Raw records
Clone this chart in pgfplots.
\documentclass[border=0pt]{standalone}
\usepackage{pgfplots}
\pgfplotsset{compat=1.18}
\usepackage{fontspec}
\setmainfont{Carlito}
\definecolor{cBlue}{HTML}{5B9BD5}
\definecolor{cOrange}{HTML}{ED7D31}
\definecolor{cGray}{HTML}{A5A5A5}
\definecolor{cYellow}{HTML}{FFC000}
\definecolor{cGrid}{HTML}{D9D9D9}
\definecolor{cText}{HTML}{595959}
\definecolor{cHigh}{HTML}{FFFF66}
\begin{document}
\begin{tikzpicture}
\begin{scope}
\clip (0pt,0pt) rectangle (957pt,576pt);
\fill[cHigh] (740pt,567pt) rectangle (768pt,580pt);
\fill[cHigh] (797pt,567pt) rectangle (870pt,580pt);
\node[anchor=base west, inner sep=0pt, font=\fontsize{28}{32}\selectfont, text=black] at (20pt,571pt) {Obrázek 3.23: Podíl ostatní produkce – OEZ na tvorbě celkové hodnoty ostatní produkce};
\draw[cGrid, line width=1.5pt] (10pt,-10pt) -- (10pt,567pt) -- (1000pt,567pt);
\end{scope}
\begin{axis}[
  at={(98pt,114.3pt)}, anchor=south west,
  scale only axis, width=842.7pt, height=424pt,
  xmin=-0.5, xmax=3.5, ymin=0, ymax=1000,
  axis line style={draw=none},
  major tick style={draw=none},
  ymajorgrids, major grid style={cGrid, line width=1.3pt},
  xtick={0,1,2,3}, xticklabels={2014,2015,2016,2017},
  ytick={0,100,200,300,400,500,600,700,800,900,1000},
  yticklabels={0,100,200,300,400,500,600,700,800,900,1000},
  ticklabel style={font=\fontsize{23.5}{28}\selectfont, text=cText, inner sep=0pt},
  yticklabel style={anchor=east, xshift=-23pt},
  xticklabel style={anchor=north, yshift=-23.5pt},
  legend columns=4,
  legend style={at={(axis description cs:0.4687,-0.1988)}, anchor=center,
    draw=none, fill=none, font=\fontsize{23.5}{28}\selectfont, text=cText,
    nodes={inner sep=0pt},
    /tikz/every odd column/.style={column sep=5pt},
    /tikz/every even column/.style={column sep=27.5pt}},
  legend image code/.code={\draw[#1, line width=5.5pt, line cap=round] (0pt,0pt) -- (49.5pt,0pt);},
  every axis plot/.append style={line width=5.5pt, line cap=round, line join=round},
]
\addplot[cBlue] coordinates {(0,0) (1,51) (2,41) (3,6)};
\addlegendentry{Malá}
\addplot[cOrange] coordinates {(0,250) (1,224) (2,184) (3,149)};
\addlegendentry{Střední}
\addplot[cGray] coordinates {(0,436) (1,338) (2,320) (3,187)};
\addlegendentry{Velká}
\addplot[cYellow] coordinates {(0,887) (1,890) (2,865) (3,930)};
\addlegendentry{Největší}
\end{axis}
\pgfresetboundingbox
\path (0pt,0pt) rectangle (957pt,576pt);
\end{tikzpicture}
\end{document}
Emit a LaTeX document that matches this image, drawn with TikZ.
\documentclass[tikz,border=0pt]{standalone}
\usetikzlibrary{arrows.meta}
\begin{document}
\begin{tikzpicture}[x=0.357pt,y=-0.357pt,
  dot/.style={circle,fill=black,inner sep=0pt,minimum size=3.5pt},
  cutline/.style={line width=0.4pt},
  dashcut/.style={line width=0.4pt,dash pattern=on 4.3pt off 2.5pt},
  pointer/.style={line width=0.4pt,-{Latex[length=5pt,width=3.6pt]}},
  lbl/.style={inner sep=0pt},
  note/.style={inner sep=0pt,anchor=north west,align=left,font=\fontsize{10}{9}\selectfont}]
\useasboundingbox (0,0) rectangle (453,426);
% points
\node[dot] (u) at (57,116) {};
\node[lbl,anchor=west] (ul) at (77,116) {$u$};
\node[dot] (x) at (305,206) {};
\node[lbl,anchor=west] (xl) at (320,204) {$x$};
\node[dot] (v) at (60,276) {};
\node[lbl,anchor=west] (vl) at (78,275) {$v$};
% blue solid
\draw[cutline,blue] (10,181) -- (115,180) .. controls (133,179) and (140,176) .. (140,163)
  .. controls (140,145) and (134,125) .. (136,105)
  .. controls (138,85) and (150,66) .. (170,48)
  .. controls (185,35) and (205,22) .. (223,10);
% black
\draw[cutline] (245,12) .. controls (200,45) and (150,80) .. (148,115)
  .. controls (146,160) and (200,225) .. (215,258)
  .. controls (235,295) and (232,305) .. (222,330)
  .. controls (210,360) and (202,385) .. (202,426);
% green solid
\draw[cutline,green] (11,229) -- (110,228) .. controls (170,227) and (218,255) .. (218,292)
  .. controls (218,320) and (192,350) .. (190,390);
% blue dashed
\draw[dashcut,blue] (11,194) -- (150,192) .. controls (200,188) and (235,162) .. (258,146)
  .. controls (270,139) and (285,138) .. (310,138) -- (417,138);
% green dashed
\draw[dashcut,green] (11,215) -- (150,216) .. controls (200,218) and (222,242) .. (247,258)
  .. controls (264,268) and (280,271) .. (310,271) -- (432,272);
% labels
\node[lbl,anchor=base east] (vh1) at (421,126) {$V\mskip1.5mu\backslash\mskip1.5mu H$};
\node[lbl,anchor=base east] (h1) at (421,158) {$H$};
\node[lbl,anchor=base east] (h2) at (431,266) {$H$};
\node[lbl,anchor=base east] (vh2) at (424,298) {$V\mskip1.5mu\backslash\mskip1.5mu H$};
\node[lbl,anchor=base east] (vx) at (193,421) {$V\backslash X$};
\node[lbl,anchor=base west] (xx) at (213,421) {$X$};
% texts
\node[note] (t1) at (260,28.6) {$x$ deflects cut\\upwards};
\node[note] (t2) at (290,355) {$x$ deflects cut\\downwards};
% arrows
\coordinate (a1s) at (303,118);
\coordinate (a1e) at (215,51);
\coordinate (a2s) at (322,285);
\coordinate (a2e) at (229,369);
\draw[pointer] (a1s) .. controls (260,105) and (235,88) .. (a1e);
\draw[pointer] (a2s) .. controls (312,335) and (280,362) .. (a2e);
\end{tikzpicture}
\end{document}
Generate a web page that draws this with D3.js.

**Exercise requirements**
Pick out each line containing the string "with" and copy it.

**Finished answer**
Emit a LaTeX document that matches this image, drawn with TikZ.
Generate a web page that draws this with D3.js.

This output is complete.